How to Choose the Right System for Your Use Case

The "best" equipment isn't the one with the highest throughput—it's the one that matches your specific material type, contamination level, and output quality goal.

Even within the same category, small differences (like moisture content above 8% or presence of aluminum) can derail a line. The most common mistake is focusing on price per kilogram of throughput, rather than operational stability per shift.

Setting Up for Long-Term Success

To ensure your pelletizing operation runs profitably for years, avoid these three common missteps:

1. Under-sizing the motor: A motor that runs at 95% load continuously will fail quickly. Aim for a operational range of 60-75% of max load.

2. Ignoring after-sales support: Does the supplier stock wear parts (screens, knives, screw elements) locally? Downtime of one week can cost more than the spare parts.

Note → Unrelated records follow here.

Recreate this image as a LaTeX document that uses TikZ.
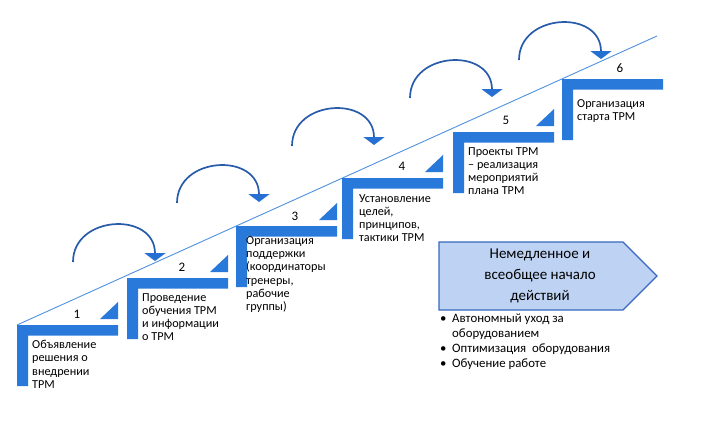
\documentclass[tikz,border=0pt]{standalone}
\usepackage{fontspec}
\setmainfont{Carlito}
\usetikzlibrary{arrows.meta, calc}

\definecolor{stepblue}{RGB}{41,121,219}
\definecolor{rampblue}{RGB}{79,145,222}
\definecolor{arcblue}{RGB}{40,92,170}
\definecolor{tipblue}{RGB}{39,112,211}
\definecolor{boxfill}{RGB}{190,211,243}
\definecolor{boxline}{RGB}{55,105,190}

\tikzset{
  stepnum/.style={font=\fontsize{13}{15}\selectfont, inner sep=0pt},
  steptext/.style={anchor=north west, align=left, inner sep=0pt, font=\fontsize{12.2}{13.3}\selectfont},
  jump/.style={arcblue, line width=1.7pt, -{Triangle[width=21pt, length=8pt, color=tipblue]}}
}

\begin{document}
\begin{tikzpicture}[x=1pt, y=-1pt]
        \useasboundingbox (0,0) rectangle (717,440);

        \coordinate (s1) at (17,325);
        \coordinate (s2) at (127,278);
        \coordinate (s3) at (236,226);
        \coordinate (s4) at (342,178);
        \coordinate (s5) at (453,132);
        \coordinate (s6) at (562,79);
        \coordinate (top) at (657,36);

        \draw[rampblue, line width=0.9pt] (s1) -- (top);

        \fill[stepblue] (s1) rectangle +(101,10.5) (s1) rectangle +(11,61);
        \fill[stepblue] ($(s1)+(83,-6)$) -- +(18,0) -- +(18,-17) -- cycle;
        \fill[stepblue] (s2) rectangle +(101,10.5) (s2) rectangle +(11,61);
        \fill[stepblue] ($(s2)+(83,-6)$) -- +(18,0) -- +(18,-17) -- cycle;
        \fill[stepblue] (s3) rectangle +(101,10.5) (s3) rectangle +(11,61);
        \fill[stepblue] ($(s3)+(83,-6)$) -- +(18,0) -- +(18,-17) -- cycle;
        \fill[stepblue] (s4) rectangle +(101,10.5) (s4) rectangle +(11,61);
        \fill[stepblue] ($(s4)+(83,-6)$) -- +(18,0) -- +(18,-17) -- cycle;
        \fill[stepblue] (s5) rectangle +(101,10.5) (s5) rectangle +(11,61);
        \fill[stepblue] ($(s5)+(83,-6)$) -- +(18,0) -- +(18,-17) -- cycle;
        \fill[stepblue] (s6) rectangle +(101,10.5) (s6) rectangle +(11,61);

        \node[stepnum] (n1) at ($(s1)+(60,-11)$) {1};
        \node[stepnum] (n2) at ($(s2)+(55,-11)$) {2};
        \node[stepnum] (n3) at ($(s3)+(59,-10)$) {3};
        \node[stepnum] (n4) at ($(s4)+(60,-12)$) {4};
        \node[stepnum] (n5) at ($(s5)+(53,-12)$) {5};
        \node[stepnum] (n6) at ($(s6)+(58,-11)$) {6};

        \node[steptext] (t1) at ($(s1)+(15,15)$) {Объявление\\решения о\\внедрении\\TPM};
        \node[steptext] (t2) at ($(s2)+(15,15)$) {Проведение\\обучения TPM\\и информации\\о TPM};
        \node[steptext] (t3) at ($(s3)+(10,10)$) {Организация\\поддержки\\(координаторы\\тренеры,\\рабочие\\группы)};
        \node[steptext] (t4) at ($(s4)+(17,16)$) {Установление\\целей,\\принципов,\\тактики TPM};
        \node[steptext] (t5) at ($(s5)+(15,15)$) {Проекты TPM\\– реализация\\мероприятий\\плана TPM};
        \node[steptext] (t6) at ($(s6)+(15,20)$) {Организация\\старта TPM};

        \coordinate (a1) at (73,262);
        \coordinate (a2) at (177,203);
        \coordinate (a3) at (292,146);
        \coordinate (a4) at (410,98);
        \coordinate (a5) at (519,60);
        \draw[jump] (a1) .. controls +(0,-47) and +(0,-50) .. ($(a1)+(82,-1)$);
        \draw[jump] (a2) .. controls +(0,-47) and +(0,-50) .. ($(a2)+(82,-1)$);
        \draw[jump] (a3) .. controls +(0,-47) and +(0,-50) .. ($(a3)+(82,-1)$);
        \draw[jump] (a4) .. controls +(0,-47) and +(0,-50) .. ($(a4)+(82,-1)$);
        \draw[jump] (a5) .. controls +(0,-47) and +(0,-50) .. ($(a5)+(82,-1)$);

        \draw[boxline, fill=boxfill, line width=1.2pt] (439,242) -- (623,242) -- (657,276) -- (623,310) -- (439,310) -- cycle;
        \node[align=center, inner sep=0pt, font=\fontsize{15}{21}\selectfont] (action) at (540,276) {Немедленное и\\всеобщее начало\\действий};

        \node[anchor=north west, align=left, inner sep=0pt, font=\fontsize{12.8}{15}\selectfont] (list) at (440,314)
            {\makebox[12pt][l]{\textbullet}Автономный уход за\\\makebox[12pt][l]{}оборудованием\\\makebox[12pt][l]{\textbullet}Оптимизация\ \ оборудования\\\makebox[12pt][l]{\textbullet}Обучение работе};
    \end{tikzpicture}
\end{document}
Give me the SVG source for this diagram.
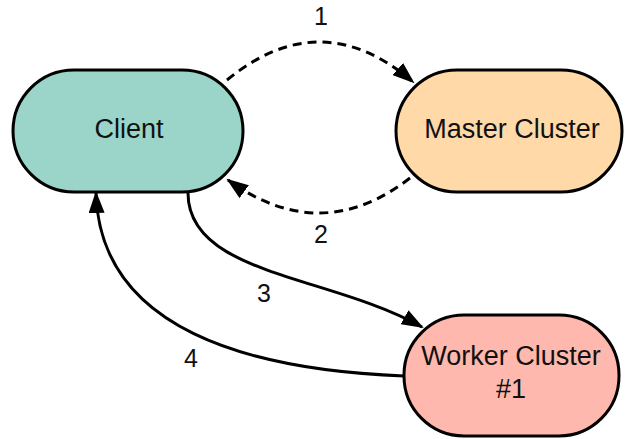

3. Skipping operator training: The best equipment will fail if an operator doesn't understand melt temperature limits or how to clean a screen pack properly.

If you are looking for a partner that provides not just machinery but also process expertise and reliable wear parts support, it's worth exploring how REHOBOTH configures pelletizing solutions for complex waste streams. A system tailored to your specific application will always outperform a generic one.

Final Takeaway

Plastic recycling is no longer just an environmental duty—it is a strategic economic activity. Whether you are recycling your own production scrap or processing difficult post-consumer waste, the right pelletizing technology transforms a liability into an asset. Focus on your material's unique properties, test before you invest, and prioritize operational stability over raw throughput numbers.

What is the most challenging plastic waste stream in your facility? The answer to that question should always be your starting point.

Disclaimer: Performance results vary based on material composition, contamination levels, and operational practices. Always conduct material testing with a qualified supplier before final equipment selection.